A ski slope of data

skislope

There have been many times throughout my career in tech when the problem described is not the problem that needs to be solved. This has often been the case when people have complained about the ineffectiveness of a software application only to find out that it is not set up correctly or that they have not been trained to use it properly. The software is rarely the problem, its application often is.

On investigation it turns out that many of the issues are to do with the quality of the data that the application uses. Poor data is misinterpreted as poor software . If your data is wrong or missing, the software will not function, reports will be irrelevant and the systems may end up making the business less efficient rather than realising the nirvana that it was bought for. So much time will be spent complaining about the systems, correcting information and developing ineffective workarounds.

So it was that I ended up once again trying to help sort out another set of data. Our small group needed to understand the relationship between the different component parts of the data. Which were most important to the company and which were less relevant? Which do we have, which do we need to find? What needs to be corrected?

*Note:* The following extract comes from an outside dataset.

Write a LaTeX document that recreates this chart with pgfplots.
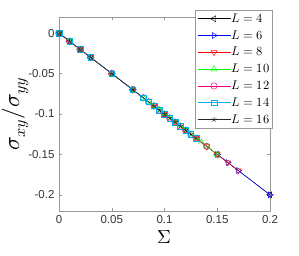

I think in metaphors and imagined a pristine mountain covered in snow with a ski lift running up to a cafe at the top. The cafe represented the highest level of the data, in this case a ‘property’. From this vantage point I could see different ski runs making their way down the slopes. Each represented a different attribute of the data. Some fizzled out after a short while and others stopped at refreshment points, such as a ‘unit’ only to give rise to more ski runs. The whole of the data map was laid out on the mountain.

We started at the top and skied down our data runs. Each was checked for clarity, correctness and usefulness. Everything was documented on our way to the bottom. Surprise surprise, we discovered things along the way. Data we needed already existed but in the wrong place. The application had functionality we didn’t know about. Different teams are using different fields to record the same thing.

It was a hugely useful exercise and we now have a list of things to get on with.

The software is rarely the problem, the data often is.